I need an outer Python::attach that keeps the python ThreadState alive.
Maybe it might be possible to add a register_thread function in pyo3 that stores a reference to a python ThreadState in a thread local variable, so that the ThreadState stays alive for the duration of the lifetime of the rust thread? No idea if the rules for dropping thread local variables allows that.
Hello! I'm not intimately familiar with this project so I'm not sure whether this is relevant, but the problem can be reproduced using both no-GIL and GIL Python.
I think there might be another possible factor going on here (not tested).
If Python is creating the thread states with PyThreadState_New and PyThreadState_Swap, without using the PyGILState APIs, then I think it might be the case that PyO3 detaches that thread state and creates a new separate thread state implicitly when calling PyGILState_Ensure.
If that's the case, we probably need to figure out a way to wire up the same thread state inside the py.detach calls.

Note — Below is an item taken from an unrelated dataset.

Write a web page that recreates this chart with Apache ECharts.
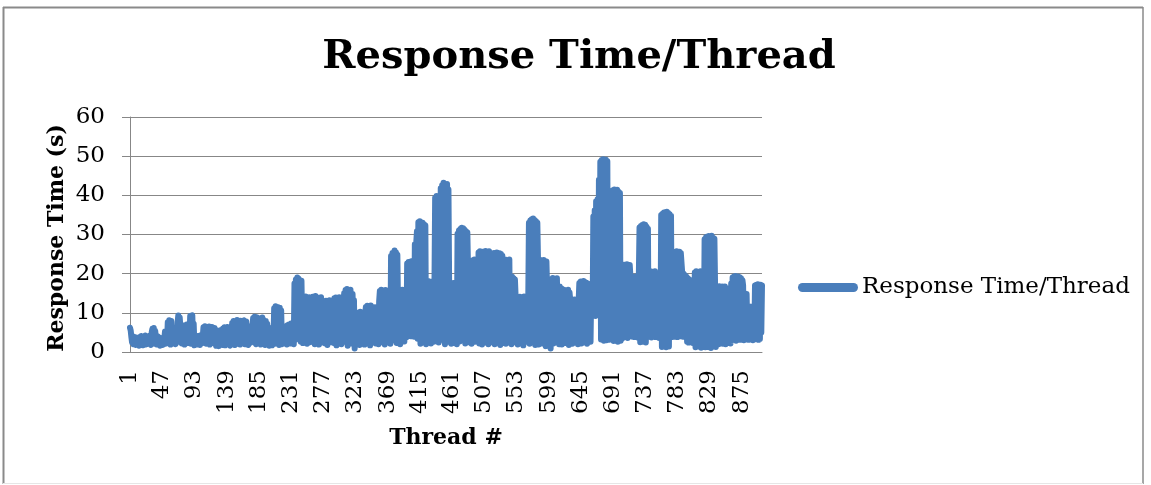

However this is also related to #3646 which would propose that ALL TLS is reset when running inside a py.detach() call. I can see that that would be unhelpful, however (and is the main reason why that PR got stuck) 🤔
I wonder if the new threads_inherit_context option has any bearing here: https://docs.python.org/3/using/cmdline.html#envvar-PYTHON_THREAD_INHERIT_CONTEXT. Maybe storing state in context variables would help? The option is on by default on the free-threaded build but needs to be opted into on the GIL-enabled build. Presumably in the future it will become the default because IMO it makes context managers and asyncio behave in a way that makes syntactic sense in Python.